Mas, um dia, teremos que obedecer já não mais a pessoas, mas a uma realidade que sempre tentamos evitar: à morte. Dela partirá a última ordem: “Chega! É hora de partir!”. Entregaremos, então, aos que ficam a chave de nossa casa, num último ato de obediência. Eles fecharão nossos olhos e partiremos talvez, com certa relutância, para uma terra desconhecida.

Assim é a vida. Vivemos e morreremos obedecendo, como Jesus, que também viveu e morreu obedecendo. Nestas inevitáveis obediências, importante seria não viver ao léu e não morrer sem destino.

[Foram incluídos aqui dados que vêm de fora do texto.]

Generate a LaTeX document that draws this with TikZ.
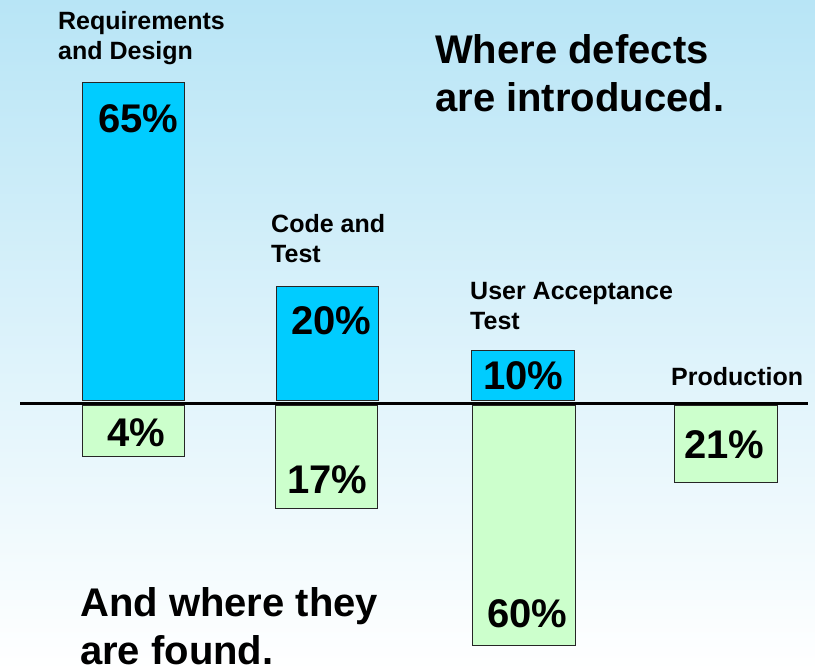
\documentclass[tikz,border=0pt]{standalone}
\usepackage{fontspec}
\setmainfont{Liberation Sans}
\usepackage{tikz}
\definecolor{introBlue}{RGB}{0,204,255}
\definecolor{foundGreen}{RGB}{204,255,204}
\definecolor{skyTop}{RGB}{184,229,246}
\definecolor{skyMid}{RGB}{226,243,250}
\newcommand{\axisLevel}{403}
\newcommand{\blueBottom}{400}
\newcommand{\greenTop}{405}
\newcommand{\pctFont}{\bfseries\fontsize{40}{48}\selectfont}
\newcommand{\stageFont}{\bfseries\fontsize{25}{30}\selectfont}

\begin{document}
\begin{tikzpicture}[x=1pt, y=-1pt,
    introduced/.style={draw=black!85, fill=introBlue, line width=1pt},
    found/.style={draw=black!85, fill=foundGreen, line width=1pt},
    pct/.style={anchor=base west, inner sep=0pt, font=\pctFont},
    stage/.style={anchor=base west, inner sep=0pt, align=left, font=\stageFont},
    headline/.style={anchor=base west, inner sep=0pt, align=left, font=\pctFont}]
\useasboundingbox (0,0) rectangle (815,670);
\shade[top color=skyTop, middle color=skyMid, bottom color=white] (0,0) rectangle (815,670);

% where defects are introduced
\draw[introduced] (82,82) rectangle (184,\blueBottom);
\draw[introduced] (276,286) rectangle (378,\blueBottom);
\draw[introduced] (471,350) rectangle (574,\blueBottom);
% where they are found
\draw[found] (82,\greenTop) rectangle (184,456);
\draw[found] (275,\greenTop) rectangle (377,508);
\draw[found] (472,\greenTop) rectangle (575,645);
\draw[found] (674,\greenTop) rectangle (777,482);

\coordinate (axisleft) at (20,\axisLevel);
\coordinate (axisright) at (808,\axisLevel);
\draw[line width=3pt] (axisleft) -- (axisright);

% multi-line labels sit on the baseline of their last line
\node[stage] (reqdesign) at (58,59) {Requirements\\and Design};
\node[stage] (codetest) at (271,262) {Code and\\Test};
\node[stage] (uatest) at (470,329) {User Acceptance\\Test};
\node[stage] (production) at (671,385) {Production};

\node[pct] (reqin) at (98,132) {65\%};
\node[pct] (codein) at (291,334) {20\%};
\node[pct] (uatin) at (483,389) {10\%};
\node[pct] (reqfound) at (107,446) {4\%};
\node[pct] (codefound) at (287,493) {17\%};
\node[pct] (uatfound) at (487,627) {60\%};
\node[pct] (prodfound) at (684,458) {21\%};

\node[headline] (introtitle) at (435,111) {Where defects\\are introduced.};
\node[headline] (foundtitle) at (80,664) {And where they\\are found.};
\end{tikzpicture}
\end{document}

Vive, por isso, sonhando com a utopia de bem viver! Honra a vida e crê em teu Criador! Ele ama o que criou e nunca te desprezará. Ele quer que todos tenham vida e que tenhas vida em abundância. Por tua vida, Ele apostou a vida de seu Filho Unigênito. Não estás sozinho. Quando chegares aos anos derradeiros, não desanimes! Ele quer que sejas livre. Ele te fará livre, alforriado. Apenas te cobra obediência à utopia da vida e da morte. Não uma obediência cega, de quem tem medo de castigos e desafeições, mas a obediência de um homem livre, que reconhece sua glória e onipotência e seu infinito e incondicional amor por suas criaturas.

Viver, ó Homem, pode ser, sim, como disseram os gregos, uma tragédia. Morrer pode ser a maior frustração, a pior das tragédias. Mas Deus é o avalista da tragédia da vida e da morte, porque Ele é graça e misericórdia, salvação e glória, abraço de pai e vida sem fim.